Asked whether he thought that Mohammed knew the whereabouts of Bin Laden, Goss said: "Yes, I think he does know. And I suspect he has been in contact with him as well."
Mohammed was being held Sunday under extremely heavy guard at an undisclosed location in U.S. military custody.
U.S. officials stressed that Mohammed would not be tortured, because torture is prohibited by both U.S. policy and -- at least for prisoners of war -- by the Geneva Convention.
But, one official said, interrogators were "pushing the envelope" in doing whatever they thought would work in getting Mohammed to talk, noting that potentially thousands of lives were at stake.
"We don't sanction torture, but there are psychological and other ways that we can get most of what we need," Sen. John D. "Jay" Rockefeller IV (D-W.Va.), vice chairman of the Senate Select Committee on Intelligence, said on CNN's "Late Edition."
Several officials said that although they did not know the details, Mohammed was probably undergoing a brutal battery of round-the-clock interrogations, as well as forced sleep deprivation, psychological manipulation, exposure to bitter cold or intense heat, and perhaps even drugs in an effort to break his will.
Pakistani authorities detained Mohammed's two young sons in a raid last September, and one official suggested that the boys could be used as a form of leverage.
Others discounted that scenario, saying that someone who has boasted about being the orchestrator of attacks that killed thousands of people would be unlikely to waver for family reasons.
Authorities conducted a similar interrogation after the captures last year of other top Al Qaeda leaders, including recruiter Abu Zubeida and Sept. 11 co-conspirator Ramzi Binalshibh. But they said the situation with Mohammed was different and far more urgent, given his suspected role in terrorist plots believed to be in their final stages.
In some cases, U.S. officials have been known to transfer detainees to "third-party" countries that engage in torture, particularly Middle Eastern nations, if other methods of gaining information don't work.
"There have been a number of Al Qaeda detainees that we were unsuccessful in getting information from who, once we turned them over to others, started singing like birds," said Vincent Cannistraro, former head of counter-terrorism for the CIA.
For now, U.S. officials want Mohammed in their custody to help them capture Bin Laden and other Al Qaeda leaders.
But they said a far more pressing priority was trying to get Mohammed to help them identify Al Qaeda field commanders and terrorist cells, particularly in the United States.
"No one thinks Khalid Shaikh Mohammed is going to be a willing collaborator. That is why the computer documentation is so important," said Cannistraro, who remains in contact with CIA operatives involved in the current counter-terrorism effort.
"There was enough documentation in the room where he was caught to give them operational leads to members of Al Qaeda in North America," Cannistraro added. "They are trying to exploit these leads immediately. They are working around the clock."

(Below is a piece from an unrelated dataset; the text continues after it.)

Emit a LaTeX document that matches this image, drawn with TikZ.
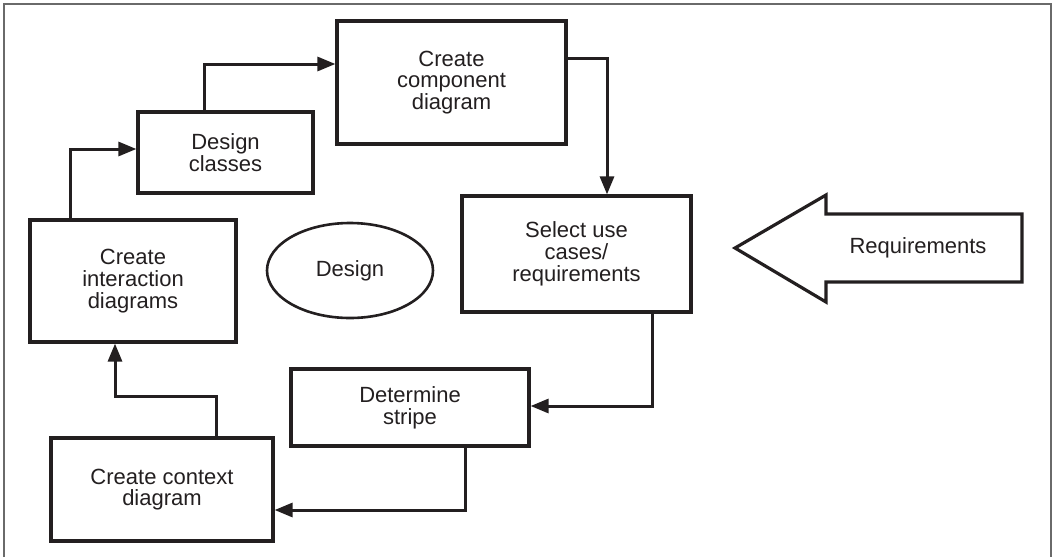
\documentclass[tikz,border=0pt]{standalone}
\usepackage{fontspec}
\setmainfont{Liberation Sans}
\usetikzlibrary{arrows.meta, positioning, shapes.geometric}
\definecolor{ink}{HTML}{231F20}
\definecolor{edge}{HTML}{231F20}
\definecolor{rim}{HTML}{6A6A6A}
\tikzset{
  n/.style={draw=edge, line width=1.6pt, align=center, inner sep=0pt, text=ink,
    font=\fontsize{11}{10.9}\selectfont, fill=white},
  ov/.style={n, ellipse, line width=1.3pt},
  a/.style={-{Triangle[length=9pt, width=7pt]}, draw=edge, line width=1.5pt},
  fr/.style={draw=rim, line width=0.6pt},
}

\begin{document}
\begin{tikzpicture}[x=0.5pt, y=-0.5pt]
\useasboundingbox (0,0) rectangle (1052,557);
\draw[fr] (4,557) -- (4,4) -- (1051,4) -- (1051,557);

\node[n, minimum width=114.5pt, minimum height=61.5pt] (comp) at (451.5,82.5) {Create\\component\\diagram};
\node[n, minimum width=87.5pt, minimum height=40.5pt] (cls) at (225.5,152.5) {Design\\classes};
\node[n, minimum width=103pt, minimum height=61pt] (inter) at (133,281) {Create\\interaction\\diagrams};
\node[n, minimum width=114.5pt, minimum height=58pt] (sel) at (576.5,254) {Select use\\cases/\\requirements};
\node[n, minimum width=119pt, minimum height=38.5pt] (det) at (410,407.5) {Determine\\stripe};
\node[n, minimum width=111pt, minimum height=51.5pt] (ctx) at (162,489.5) {Create context\\diagram};
\node[ov, minimum width=83pt, minimum height=47.5pt] (dsg) at (350,270.5) {Design};

% incoming requirements
\coordinate (rtip) at (735,248);
\draw[draw=edge, line width=1.6pt, fill=white] (rtip) -- (826,195) -- (826,214) -- (1022,214)
  -- (1022,282) -- (826,282) -- (826,302) -- cycle;
\node[n, draw=none, fill=none] (req) at (918,248) {Requirements};

\draw[a] (inter.north -| 70,0) |- (cls.west |- 0,149);
\draw[a] (cls.north -| 204,0) |- (comp.west |- 0,64);
\draw[a] (comp.east |- 0,58) -| (sel.north -| 607,0);
\draw[a] (sel.south -| 652,0) |- (det.east |- 0,406);
\draw[a] (det.south -| 465,0) |- (ctx.east |- 0,510);
\draw[a] (ctx.north -| 216,0) -- (216,396) -| (inter.south -| 115,0);
\end{tikzpicture}
\end{document}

Cannistraro also said late Sunday that the CIA was trying to determine whether the Egyptian captured with Mohammed is Adel, Bin Laden's security chief.
But he said those efforts were hampered by a lack of current photos of the man. Pakistani officials have identified the Egyptian as an important Al Qaeda figure.
Ultimately, officials said, Mohammed's brazen efforts to continue his role as the coordinator of Al Qaeda attacks proved his undoing, in that it helped the CIA and Pakistani authorities track him to the guest house in a fashionable section of Rawalpindi near the military headquarters.
And his reliance on modern tools of communication -- laptops and cell phones in particular -- will be used against him and the Al Qaeda network he spent a decade helping to build, U.S. officials said.
"He needs to communicate, and he needs to communicate with the boss [Bin Laden]," Cannistraro said. "He was reporting and keeping him informed. It gives them a good leg up on getting to him."